**Aim:**
Repeat every line of the listing below exactly, minus the pictures.

**Data lines:**
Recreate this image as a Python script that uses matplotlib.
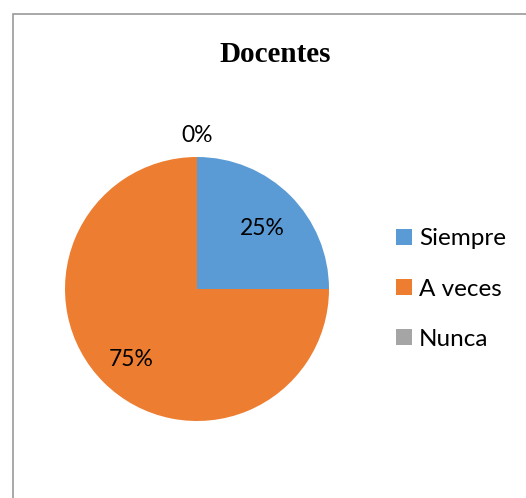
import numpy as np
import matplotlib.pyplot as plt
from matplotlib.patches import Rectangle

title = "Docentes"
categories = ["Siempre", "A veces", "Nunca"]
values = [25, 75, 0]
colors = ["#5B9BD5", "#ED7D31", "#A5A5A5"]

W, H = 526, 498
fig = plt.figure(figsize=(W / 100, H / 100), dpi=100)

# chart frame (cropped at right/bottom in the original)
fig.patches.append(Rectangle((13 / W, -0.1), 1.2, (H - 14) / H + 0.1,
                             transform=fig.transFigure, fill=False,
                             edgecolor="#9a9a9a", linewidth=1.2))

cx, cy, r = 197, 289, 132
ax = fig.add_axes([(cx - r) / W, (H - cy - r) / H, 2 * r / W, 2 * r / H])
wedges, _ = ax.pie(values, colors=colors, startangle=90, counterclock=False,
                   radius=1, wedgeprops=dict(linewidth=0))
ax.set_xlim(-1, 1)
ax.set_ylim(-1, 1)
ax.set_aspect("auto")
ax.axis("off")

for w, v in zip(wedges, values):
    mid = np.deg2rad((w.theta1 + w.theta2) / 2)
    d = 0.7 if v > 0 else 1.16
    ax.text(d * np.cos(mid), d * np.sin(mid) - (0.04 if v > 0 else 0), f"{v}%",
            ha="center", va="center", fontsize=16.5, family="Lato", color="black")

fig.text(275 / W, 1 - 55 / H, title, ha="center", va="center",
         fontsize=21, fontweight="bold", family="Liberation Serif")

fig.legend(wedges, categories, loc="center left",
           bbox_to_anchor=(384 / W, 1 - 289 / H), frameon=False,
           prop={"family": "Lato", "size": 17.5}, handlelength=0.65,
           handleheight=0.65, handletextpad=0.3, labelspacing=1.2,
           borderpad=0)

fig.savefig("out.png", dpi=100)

**Task solution:**
Recreate this image as a Python script that uses matplotlib.
import numpy as np
import matplotlib.pyplot as plt
from matplotlib.patches import Rectangle

title = "Docentes"
categories = ["Siempre", "A veces", "Nunca"]
values = [25, 75, 0]
colors = ["#5B9BD5", "#ED7D31", "#A5A5A5"]

W, H = 526, 498
fig = plt.figure(figsize=(W / 100, H / 100), dpi=100)

# chart frame (cropped at right/bottom in the original)
fig.patches.append(Rectangle((13 / W, -0.1), 1.2, (H - 14) / H + 0.1,
                             transform=fig.transFigure, fill=False,
                             edgecolor="#9a9a9a", linewidth=1.2))

cx, cy, r = 197, 289, 132
ax = fig.add_axes([(cx - r) / W, (H - cy - r) / H, 2 * r / W, 2 * r / H])
wedges, _ = ax.pie(values, colors=colors, startangle=90, counterclock=False,
                   radius=1, wedgeprops=dict(linewidth=0))
ax.set_xlim(-1, 1)
ax.set_ylim(-1, 1)
ax.set_aspect("auto")
ax.axis("off")

for w, v in zip(wedges, values):
    mid = np.deg2rad((w.theta1 + w.theta2) / 2)
    d = 0.7 if v > 0 else 1.16
    ax.text(d * np.cos(mid), d * np.sin(mid) - (0.04 if v > 0 else 0), f"{v}%",
            ha="center", va="center", fontsize=16.5, family="Lato", color="black")

fig.text(275 / W, 1 - 55 / H, title, ha="center", va="center",
         fontsize=21, fontweight="bold", family="Liberation Serif")

fig.legend(wedges, categories, loc="center left",
           bbox_to_anchor=(384 / W, 1 - 289 / H), frameon=False,
           prop={"family": "Lato", "size": 17.5}, handlelength=0.65,
           handleheight=0.65, handletextpad=0.3, labelspacing=1.2,
           borderpad=0)

fig.savefig("out.png", dpi=100)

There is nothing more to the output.